Le ministre britannique du Brexit claque la porte







En désaccord avec le Brexit «adouci» de Theresa May, David Davis, qui négociait la sortie de l’UE avec Bruxelles, a démissionné dimanche soir. Ce départ ouvre une crise politique à haut risque.

C’est une crise majeure pour le gouvernement de Theresa May. Son ministre en charge du Brexit, David Davis, a démissionné en fin de soirée dimanche.

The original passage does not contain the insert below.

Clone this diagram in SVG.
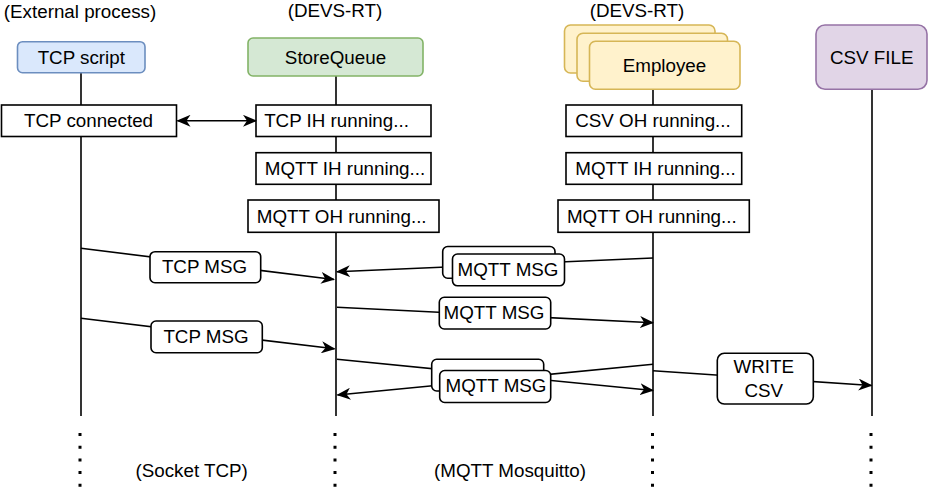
<svg xmlns="http://www.w3.org/2000/svg" width="928" height="487" viewBox="0 0 928 487">
<style>
text{font-family:"Liberation Sans",Arial,Helvetica,sans-serif;font-size:18.8px;fill:#000;text-anchor:middle}
.life{stroke:#000;stroke-width:1.6;fill:none}
.dots{stroke:#000;stroke-width:3;stroke-dasharray:3 9.7;fill:none}
.box{fill:#fff;stroke:#000;stroke-width:1.6}
.msg{stroke:#000;stroke-width:1.6;fill:none;marker-end:url(#arr)}
.lbl{fill:#fff;stroke:#000;stroke-width:1.6}
</style>
<defs>
<marker id="arr" markerUnits="userSpaceOnUse" viewBox="0 0 14 12" refX="13" refY="6" markerWidth="14" markerHeight="12" orient="auto-start-reverse">
<path d="M0,0 L14,6 L0,12 L4,6 Z" fill="#000"/>
</marker>
</defs>
<rect width="928" height="487" fill="#fff"/>

<g id="tcp-script">
<text x="80" y="18">(External process)</text>
<line class="life" x1="81" y1="72" x2="81" y2="416"/>
<line class="dots" x1="80" y1="433" x2="80" y2="487"/>
<rect x="17.5" y="41.7" width="127.5" height="31" rx="5" fill="#dae8fc" stroke="#6c8ebf" stroke-width="1.6"/>
<text x="81.3" y="63.8">TCP script</text>
</g>

<g id="storequeue">
<text x="335" y="16.5">(DEVS-RT)</text>
<line class="life" x1="336" y1="76" x2="336" y2="416"/>
<line class="dots" x1="335" y1="433" x2="335" y2="487"/>
<rect x="248" y="38" width="175" height="38" rx="5" fill="#d5e8d4" stroke="#82b366" stroke-width="1.6"/>
<text x="335.5" y="63.6">StoreQueue</text>
</g>

<g id="employee">
<text x="637" y="16.5">(DEVS-RT)</text>
<line class="life" x1="653" y1="89" x2="653" y2="416"/>
<line class="dots" x1="652.5" y1="433" x2="652.5" y2="487"/>
<rect x="564.5" y="25" width="150.5" height="48" rx="6" fill="#fff2cc" stroke="#d6b656" stroke-width="1.6"/>
<rect x="577" y="33.2" width="150.5" height="48" rx="6" fill="#fff2cc" stroke="#d6b656" stroke-width="1.6"/>
<rect x="589.5" y="41.3" width="150.5" height="48" rx="6" fill="#fff2cc" stroke="#d6b656" stroke-width="1.6"/>
<text x="664.5" y="72">Employee</text>
</g>

<g id="csv-file">
<line class="life" x1="872" y1="89" x2="872" y2="416"/>
<line class="dots" x1="871" y1="433" x2="871" y2="487"/>
<rect x="816" y="25" width="111" height="64.3" rx="9" fill="#e1d5e7" stroke="#9673a6" stroke-width="1.6"/>
<text x="871.7" y="63.8">CSV FILE</text>
</g>

<g id="tcp-connected">
<rect class="box" x="1.5" y="105" width="175" height="31.5"/>
<text x="88.5" y="127.4">TCP connected</text>
</g>
<g id="sq-tcp-ih">
<rect class="box" x="256" y="105" width="175" height="31.5"/>
<text x="336.5" y="127.4">TCP IH running...</text>
</g>
<g id="sq-mqtt-ih">
<rect class="box" x="256" y="152.7" width="175" height="31.6"/>
<text x="345" y="175.1">MQTT IH running...</text>
</g>
<g id="sq-mqtt-oh">
<rect class="box" x="248" y="200" width="191" height="32.3"/>
<text x="341.7" y="222.8">MQTT OH running...</text>
</g>
<g id="emp-csv-oh">
<rect class="box" x="566" y="105" width="175.7" height="31.5"/>
<text x="653" y="127.4">CSV OH running...</text>
</g>
<g id="emp-mqtt-ih">
<rect class="box" x="566" y="152.7" width="175.7" height="31.6"/>
<text x="655.5" y="175.1">MQTT IH running...</text>
</g>
<g id="emp-mqtt-oh">
<rect class="box" x="558" y="200" width="191.3" height="32.3"/>
<text x="651.8" y="222.8">MQTT OH running...</text>
</g>

<g id="connectors">
<line class="msg" x1="177.5" y1="120.8" x2="256" y2="120.8" marker-start="url(#arr)"/>

<line class="msg" x1="81" y1="248.3" x2="334" y2="279.5"/>
<rect class="lbl" x="150" y="251.7" width="110.7" height="31" rx="5"/>
<text x="204.5" y="272.7">TCP MSG</text>

<line class="msg" x1="653" y1="258" x2="337" y2="271.7"/>
<rect class="lbl" x="442.7" y="246.5" width="112.3" height="31.7" rx="5"/>
<rect class="lbl" x="452.5" y="254" width="112" height="31.8" rx="5"/>
<text x="508" y="276">MQTT MSG</text>

<line class="msg" x1="337" y1="307.3" x2="653" y2="322.7"/>
<rect class="lbl" x="439.3" y="297.3" width="111.4" height="31.7" rx="5"/>
<text x="494" y="319.3">MQTT MSG</text>

<line class="msg" x1="81" y1="318.3" x2="334.5" y2="348.8"/>
<rect class="lbl" x="151" y="321" width="111.3" height="31.7" rx="5"/>
<text x="206" y="343.3">TCP MSG</text>

<line class="msg" x1="337" y1="359.3" x2="653" y2="390.5"/>
<line class="msg" x1="653" y1="364.3" x2="337.5" y2="395"/>
<rect class="lbl" x="431.7" y="359.3" width="112" height="31.7" rx="5"/>
<rect class="lbl" x="439.7" y="370.5" width="111" height="32" rx="5"/>
<text x="496" y="391.7">MQTT MSG</text>

<line class="msg" x1="653" y1="370.7" x2="871.5" y2="385.5"/>
<rect class="lbl" x="717.3" y="353.3" width="96" height="50.7" rx="7"/>
<text x="763.7" y="373.3">WRITE</text>
<text x="763.7" y="396.7">CSV</text>
</g>

<g id="bottom-labels">
<text x="191.7" y="476.5">(Socket TCP)</text>
<text x="510" y="476.5">(MQTT Mosquitto)</text>
</g>
</svg>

Il marque ainsi son désaccord avec le projet de partenariat commercial et douanier avec l’Union européenne que la première ministre a présenté à son cabinet réuni en séminaire, vendredi, dans sa résidence de campagne de Chequers.
À l’issue de cette réunion à haut risque, Theresa May croyait avoir réussi à emporter l’assentiment de l’ensemble de son gouvernement, y compris des sept poids lourds pro-Brexit, dont David Davis, ou Boris Johnson, ministre des Affaires étrangères. Ce dernier a eu beau qualifier le projet de «bouse», il avait bon gré mal gré fini par se ranger derrière elle. Michael Gove, ministre de l’Agriculture et de l’Environnement, autre partisan du Brexit, a décidé de le soutenir, tout en reconnaissant que c’était loin de représenter sa vision idéale.

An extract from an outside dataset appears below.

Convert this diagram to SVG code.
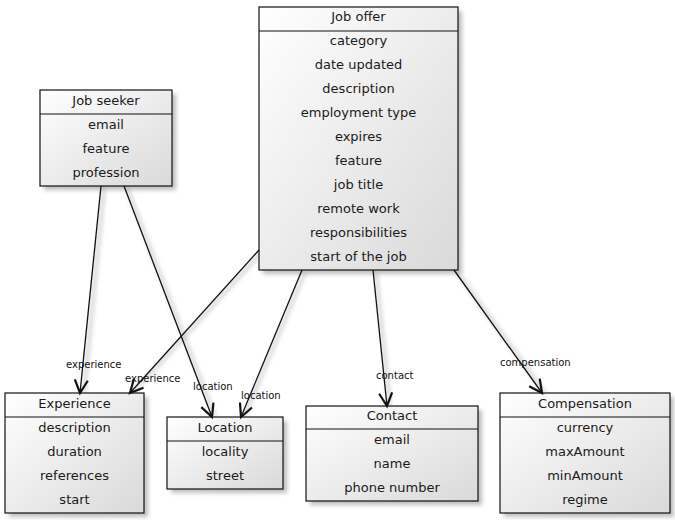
<svg xmlns="http://www.w3.org/2000/svg" width="675" height="520" viewBox="0 0 675 520">
<defs>
<linearGradient id="g" x1="0" y1="0" x2="1" y2="1">
<stop offset="0" stop-color="#ffffff"/>
<stop offset="1" stop-color="#d9d9d9"/>
</linearGradient>
<filter id="sh" x="-20%" y="-20%" width="140%" height="140%">
<feGaussianBlur stdDeviation="2"/>
</filter>
<marker id="arr" markerWidth="18" markerHeight="18" refX="14" refY="8" orient="auto" markerUnits="userSpaceOnUse">
<path d="M1,1.5 L14,8 L1,14.5" fill="none" stroke="#111" stroke-width="2.2"/>
</marker>
<style>
.box{fill:url(#g);stroke:#111;stroke-width:1.2}
.shd{fill:#888;opacity:0.55;filter:url(#sh)}
.sep{stroke:#111;stroke-width:1.2}
.t{font-family:"DejaVu Sans",Verdana,sans-serif;font-size:13px;fill:#1a1a1a;text-anchor:middle}
.lbl{font-family:"DejaVu Sans",Verdana,sans-serif;font-size:10px;fill:#111}
.c{fill:none;stroke:#111;stroke-width:1.3;marker-end:url(#arr)}
.cs{fill:none;stroke:#999;stroke-width:3;opacity:0.5;filter:url(#sh)}
</style>
</defs>
<g id="connector-shadows">
<path class="cs" d="M104,188 L84,393"/>
<path class="cs" d="M127,188 L215,417"/>
<path class="cs" d="M262,252 L133,393"/>
<path class="cs" d="M305,272 L244,417"/>
<path class="cs" d="M376,272 L390,406"/>
<path class="cs" d="M457,272 L545,393"/>
</g>
<g id="job-offer">
<rect class="shd" x="263" y="11" width="199" height="263"/>
<rect class="box" x="259" y="7" width="199" height="263"/>
<line class="sep" x1="259" y1="31" x2="458" y2="31"/>
<text class="t" x="358.5" y="21">Job offer</text>
<text class="t" x="358.5" y="45">category</text>
<text class="t" x="358.5" y="69">date updated</text>
<text class="t" x="358.5" y="93">description</text>
<text class="t" x="358.5" y="117">employment type</text>
<text class="t" x="358.5" y="141">expires</text>
<text class="t" x="358.5" y="165">feature</text>
<text class="t" x="358.5" y="189">job title</text>
<text class="t" x="358.5" y="213">remote work</text>
<text class="t" x="358.5" y="237">responsibilities</text>
<text class="t" x="358.5" y="261">start of the job</text>
</g>
<g id="job-seeker">
<rect class="shd" x="44" y="94" width="132" height="96"/>
<rect class="box" x="40" y="90" width="132" height="96"/>
<line class="sep" x1="40" y1="114" x2="172" y2="114"/>
<text class="t" x="106" y="105">Job seeker</text>
<text class="t" x="106" y="129">email</text>
<text class="t" x="106" y="153">feature</text>
<text class="t" x="106" y="177">profession</text>
</g>
<g id="experience">
<rect class="shd" x="9" y="397" width="139" height="120"/>
<rect class="box" x="5" y="393" width="139" height="120"/>
<line class="sep" x1="5" y1="417" x2="144" y2="417"/>
<text class="t" x="74.5" y="408">Experience</text>
<text class="t" x="74.5" y="432">description</text>
<text class="t" x="74.5" y="456">duration</text>
<text class="t" x="74.5" y="480">references</text>
<text class="t" x="74.5" y="504">start</text>
</g>
<g id="location">
<rect class="shd" x="171" y="421" width="116" height="72"/>
<rect class="box" x="167" y="417" width="116" height="72"/>
<line class="sep" x1="167" y1="441" x2="283" y2="441"/>
<text class="t" x="225" y="432">Location</text>
<text class="t" x="225" y="456">locality</text>
<text class="t" x="225" y="480">street</text>
</g>
<g id="contact">
<rect class="shd" x="310" y="410" width="172" height="95"/>
<rect class="box" x="306" y="406" width="172" height="95"/>
<line class="sep" x1="306" y1="429" x2="478" y2="429"/>
<text class="t" x="392" y="420">Contact</text>
<text class="t" x="392" y="444">email</text>
<text class="t" x="392" y="468">name</text>
<text class="t" x="392" y="492">phone number</text>
</g>
<g id="compensation">
<rect class="shd" x="504" y="397" width="170" height="120"/>
<rect class="box" x="500" y="393" width="170" height="120"/>
<line class="sep" x1="500" y1="417" x2="670" y2="417"/>
<text class="t" x="585" y="408">Compensation</text>
<text class="t" x="585" y="432">currency</text>
<text class="t" x="585" y="456">maxAmount</text>
<text class="t" x="585" y="480">minAmount</text>
<text class="t" x="585" y="504">regime</text>
</g>
<g id="connectors">
<path class="c" d="M101,186 L80,393"/>
<path class="c" d="M124,186 L212,417"/>
<path class="c" d="M259,250 L130,393"/>
<path class="c" d="M302,270 L241,417"/>
<path class="c" d="M373,270 L387,406"/>
<path class="c" d="M454,270 L542,393"/>
<text class="lbl" x="66" y="368">experience</text>
<text class="lbl" x="125" y="382">experience</text>
<text class="lbl" x="193" y="390">location</text>
<text class="lbl" x="241" y="399">location</text>
<text class="lbl" x="376" y="379">contact</text>
<text class="lbl" x="500" y="366">compensation</text>
</g>
</svg>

Mis devant le fait accompli, David Davis avait fait part à la première ministre de son opposition à une proposition qu’il n’avait découverte que la veille. Il lui aura laissé 48 heures pour savourer sa victoire apparente sur les rebelles, avant de faire défection de manière fracassante dans un coup de théâtre. Il devrait emporter dans son sillage l’un de ses secrétaires d’État au ministère de la Sortie de l’UE, Steve Baker, autre grande voix de la campagne pour le Brexit lors du référendum de 2016.
Vote de défiance
La solution présentée par Theresa May prévoit le maintien au sein du marché unique européen pour les biens et produits alimentaires, ainsi qu’un alignement sur les réglementations européennes et un partenariat douanier avec les Vingt-Sept. Pour les Brexiters, il s’agit d’une trahison du vote des Britanniques de juin 2016.
Ce désaveu d’un homme clé du dispositif est lourd de sérieux dangers pour Theresa May. Hors du gouvernement, Davis va pouvoir fédérer le mécontentement des nombreux élus conservateurs hérissés par ce Brexit «qui n’en a que le nom», selon leur porte-voix Jacob Rees-Mogg, proposé par la première ministre, après deux ans de tergiversations. Plusieurs députés tories ont ouvertement annoncé qu’ils cessaient de la soutenir et appelé de leurs vœux un vote de défiance pour la remplacer par un ardent Brexiter.
David Davis a avalé beaucoup de couleuvres. Celle-ci était celle de trop. Parmi les plus modérés des figures pro-Brexit de l’équipe May, ouvert aux compromis, il était censé aller défendre le plan élaboré dans son dos à Downing Street dans les capitales européennes et à Bruxelles dès cette semaine.
Six démissions en huit mois
Il avait agité la menace de la démission à de multiples reprises. La dernière fois, il y a un mois seulement, quand Theresa May semblait prête à rester dans une union douanière avec l’Union européenne indéfiniment. Il avait obtenu une date butoir en 2021. Le ministre était marginalisé dans les négociations avec Bruxelles, contourné par son ancien directeur de cabinet, Oliver Robins, passé à Downing Street sous la houlette de Theresa May et devenu l’interlocuteur privilégié de Michel Barnier, en charge du Brexit à la Commission européenne.
Avec ce départ, c’est tout le fragile équilibre du gouvernement May qui vacille. La démission peut donner des ailes aux autres Brexiters mécontents. Davis se pose depuis des mois en alternative potentielle à la première ministre. «La démission de David Davis à un moment si crucial montre que Theresa May n’a plus d’autorité et est incapable de mener à bien le Brexit», a commenté le chef de l’opposition travailliste Jeremy Corbyn. C’est le sixième ministre de plein exercice à quitter le gouvernement en huit mois.
Ce coup d’éclat met en péril le difficile compromis accouché au forceps vendredi, avant même qu’il soit officiellement soumis aux Européens, ce qui devait être fait jeudi. Theresa May pensait avoir marqué un point avant d’envoyer la balle dans leur camp. Elle va devoir d’abord remettre de l’ordre chez elle, voire démontrer sa capacité à survivre. Avec le sommet majeur de l’Otan cette semaine et l’arrivée de Donald Trump en visite officielle au Royaume-Uni jeudi, le moment est mal choisi pour une crise politique d’envergure.

Par  Florentin Collomp, correspondant du Figaro à Londres.